In his book, "Ozawanizumu" ("Ozawanism"), published earlier this month, Ozawa criticized the current government's diplomacy, saying it was "nonexistent."

Prime Minister Junichiro Koizumi "has destroyed" the Japanese-South Korean and Japanese-Chinese relations, the DPJ chief said. "The fact that we can't build a trusting relationship with China and South Korea is absurd."

Relations with China and South Korea have become strained over Koizumi's visits to Yasukuni Shrine, where 14 Class-A war criminals are honored with the war dead.
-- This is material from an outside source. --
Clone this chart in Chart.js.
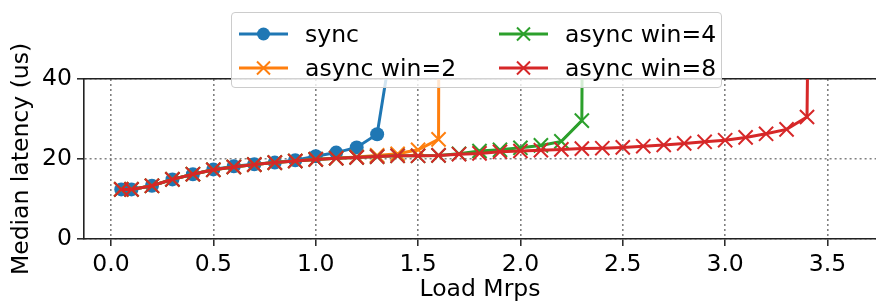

"But it isn't just about Yasukuni Shrine," Ozawa said. "It is how (we) view the previous war, and (the shrine) has become a symbol" of that view.

He said the contentious Shinto shrine in Tokyo should be changed in such a way that everyone, including the Emperor, can visit it.

Ozawa doesn't think Japan-U.S. relations are very good either.

"Koizumi was just (U.S. President George W.) Bush's little cutie-pie" who would do whatever Bush asked him to do, Ozawa said. The relationship "has not helped Japan create a real relationship based on trust."

In the 1980s, when Ozawa was a member of the LDP, he participated in negotiations with the U.S. several times. He recalled the strong distrust the Americans had toward the Japanese, which he said began with a translation mistake during textile trade negotiations in 1969 between U.S. President Richard Nixon and Prime Minister Eisaku Sato.

"Sato said he would take (a proposal) into consideration, which means 'no' in Japanese, but Foreign Ministry officials translated it as I 'will make a great effort,' " Ozawa said. The U.S. side "thought it meant 'yes.' . . . And that was the start of (Japanese) being called liars."